Terrorismo de Estado

«Maldito sea el soldado que apunta su arma contra su pueblo» (Simón Bolívar).

¿Qué es el terrorismo de Estado? Es la utilización del aparato del Estado —que se supone que es un mecanismo que protege por igual a todos sus ciudadanos— a favor de ciertos grupos de poder. El reconocido jurista español Ernesto Garzón lo define como «un sistema político cuya regla de reconocimiento permite o impone la aplicación clandestina, impredecible y difusa, también a personas manifiestamente inocentes, de medidas coactivas prohibidas por el ordenamiento jurídico proclamado, obstaculiza o anula la actividad judicial y convierte al gobierno en agente activo de la lucha por el poder».

Esto, que sin lugar a dudas constituye un delito (y un grave delito, de lesa humanidad, que debe ser severamente castigado, según muchos juristas), ha tenido lugar en numerosos países de Latinoamérica en estas últimas décadas como parte del combate despiadado contra el comunismo en el marco de la Guerra Fría y al amparo de esa oprobiosa noción llamada doctrina de seguridad nacional, impulsada por Washington y cumplida fielmente por los países del área. Es decir: una frontal lucha contra un enemigo interno. Para el caso, cualquiera que osara levantar la voz contra el orden establecido.

En otros términos, con los impuestos que paga toda la población —en forma directa o indirecta—, fuerzas del Estado, a veces paraestatales (ejército, policía, escuadrones de la muerte), actuaron clandestinamente, con abominables métodos ilegales y muy criticables, para detener avances populares e imponer obediencia ciudadana. Es evidente que se está ahí ante una teratología social, una verdadera monstruosidad, puesto que el Estado —al menos en su declaración constitucional— no beneficia a ningún grupo en particular, sino a toda la población por igual. Pero con el terrorismo que practicó queda al desnudo la verdadera calidad de los Estados, que en realidad no son ese supuesto paraguas que protege a todos sus habitantes, sino, como lo expresara Vladimir Lenin en 1917, «el producto del carácter irreconciliable de las contradicciones de clase».

Ese juicio y castigo es importante para demostrar que el terrorismo de Estado es una violación de los derechos ciudadanos, pero no alcanza a los verdaderos beneficiados de esas masacres: las clases encumbradas, que siguen intocables.
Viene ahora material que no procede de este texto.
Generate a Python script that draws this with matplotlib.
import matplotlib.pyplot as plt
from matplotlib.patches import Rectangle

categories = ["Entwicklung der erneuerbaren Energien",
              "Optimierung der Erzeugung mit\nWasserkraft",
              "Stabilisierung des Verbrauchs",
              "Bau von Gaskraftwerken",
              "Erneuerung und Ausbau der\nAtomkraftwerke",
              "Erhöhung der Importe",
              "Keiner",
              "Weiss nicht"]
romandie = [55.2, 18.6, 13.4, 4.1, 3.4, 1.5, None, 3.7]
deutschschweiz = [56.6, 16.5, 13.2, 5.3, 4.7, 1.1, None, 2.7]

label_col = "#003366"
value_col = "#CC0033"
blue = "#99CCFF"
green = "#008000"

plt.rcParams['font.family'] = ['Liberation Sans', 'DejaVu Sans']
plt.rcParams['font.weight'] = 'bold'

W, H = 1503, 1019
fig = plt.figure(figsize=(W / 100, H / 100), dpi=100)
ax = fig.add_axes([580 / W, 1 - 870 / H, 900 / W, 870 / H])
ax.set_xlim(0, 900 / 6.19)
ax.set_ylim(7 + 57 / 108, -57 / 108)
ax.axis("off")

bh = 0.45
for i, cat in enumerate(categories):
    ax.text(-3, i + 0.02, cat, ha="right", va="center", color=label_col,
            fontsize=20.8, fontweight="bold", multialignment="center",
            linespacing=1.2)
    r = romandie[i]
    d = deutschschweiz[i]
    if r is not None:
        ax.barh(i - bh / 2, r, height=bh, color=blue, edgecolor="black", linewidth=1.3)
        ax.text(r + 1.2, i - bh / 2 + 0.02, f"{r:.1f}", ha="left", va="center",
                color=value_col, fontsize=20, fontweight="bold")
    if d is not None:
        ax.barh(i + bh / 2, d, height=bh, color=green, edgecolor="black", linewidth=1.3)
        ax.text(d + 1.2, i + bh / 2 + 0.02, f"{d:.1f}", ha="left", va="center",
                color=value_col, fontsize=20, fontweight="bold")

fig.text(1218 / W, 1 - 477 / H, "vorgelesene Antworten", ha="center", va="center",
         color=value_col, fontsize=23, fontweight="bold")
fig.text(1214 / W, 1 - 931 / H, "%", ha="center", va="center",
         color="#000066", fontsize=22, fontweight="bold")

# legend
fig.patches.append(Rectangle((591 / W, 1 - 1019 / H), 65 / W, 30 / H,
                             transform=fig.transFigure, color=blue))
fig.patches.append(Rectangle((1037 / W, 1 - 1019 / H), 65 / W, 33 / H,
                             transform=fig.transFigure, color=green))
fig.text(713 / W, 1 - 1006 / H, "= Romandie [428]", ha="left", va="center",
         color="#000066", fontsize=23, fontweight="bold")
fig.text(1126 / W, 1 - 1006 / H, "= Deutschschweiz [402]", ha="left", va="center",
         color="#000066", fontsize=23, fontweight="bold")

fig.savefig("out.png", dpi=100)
Con el ejercicio de ese terrorismo, los Estados nacionales —fenómeno que tuvo lugar en toda América Latina, con variantes regionales o locales en cada caso, pero con un patrón como denominador común para todos— se permitieron actuar con la mayor crueldad contra su población civil en beneficio de las clases dominantes. Para ello apelaron a los más despiadados mecanismos, siempre amparados en la clandestinidad, sin dudar en matar (ejecuciones extrajudiciales) o en recurrir a la desaparición forzada de personas, a la tortura, a la violación sexual, al robo de niños con los que luego se traficaba, al abandono de cadáveres en zonas despobladas y con señas de haber sufrido los más terribles castigos, a tratos inhumanos a las personas detenidas, etc. En definitiva, al terror para favorecer los intereses de determinados sectores poderosos que, por supuesto, no sufrieron nada de lo anterior.

El mensaje era claro: cuando arreciaron las luchas populares en la década de los 70 del siglo pasado, con movimientos políticos y sociales que levantaban idearios de izquierda, de transformación social y de liberación de los pueblos, las clases dominantes, a través del aparato estatal, actuaron con fiereza. Así quedó al desnudo para quién verdaderamente trabajaban los Estados. Se enviaba un mensaje de terror para crear miedo en la población: quien pretendiera cambiar algo de lo ya establecido, de la estructura económico-social, correría esa suerte.

La impunidad con que los Estados actuaron fue proverbial. En muy contadas ocasiones, cuando se acalló esa guerra interna no declarada, se pudo sentar en el banquillo de los acusados a algún representante de los gobiernos de turno como símbolo de las tropelías cometidas para ser debidamente juzgado. Lograr ese juicio y castigo es importante para demostrar que el terrorismo de Estado es una violación de los derechos ciudadanos, pero no alcanza a los verdaderos beneficiados de esas masacres: las clases encumbradas, que siguen intocables.

Todos los procesos de terrorismo de Estado vividos en Latinoamérica permitieron, a partir de los 80, implementar los planes de neoliberalismo descarnado, que son los que siguen vigentes al día de hoy.